Dissociative disorders : a clinical review
|Title:||Dissociative disorders : a clinical review|
|Publisher:||The Sidran Press|
Reviews of this Book
Originally published in 1991 as part of the American Psychiatric Press’ annual Review of Psychiatry (Volume 10), this state-of-the-art review of the field of dissociative disorders is simultaneously basic and inclusive, encompassing: definitions of terms, epidemiology (studies of incidence and distribution), etiology (studies of cause), the courses of the disorders, and treatment approaches. This book reflects the growing body of clinical observation and research.
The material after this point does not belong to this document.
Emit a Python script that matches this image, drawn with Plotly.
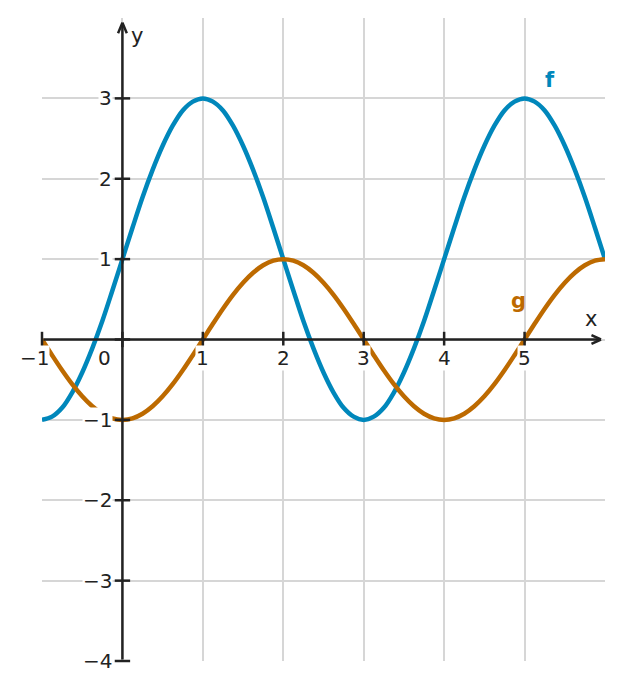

The contributors are stellar practitioners and researchers with extensive experience in the specialty of dissociation. Frank Putnam reviews the phenomenology of dissociation, emphasizing that dissociation is both a normal and a pathological experience. Richard Kluft focuses on MPD in his summary of treatment techniques to access and integrate dissociated mental states. Richard Loewenstein reviews the literature on psychogenic fugue and amnesia, examining the combination of apparent memory loss with evidence of availability of traumatic memories. Marlene Steinberg reviews depersonalization, a symptom in that co-occurs with a variety of other major psychiatric diagnoses. John Nemiah explains conversion symptoms --- the ability to change somatic process to reflect psychological state. Finally, David Spiegel writes about the relationship between dissociation and trauma. Each chapter is followed by an extensive list of references to the professional literature.
Dissociative Disorders is readable and accessible to the non-psychiatric professional, and to educated lay readers with more than a cursory understanding of the subject. It is an important contribution to the literature about dissociation, a field of study that while young, nevertheless is one of the most hopeful areas in psychotherapy.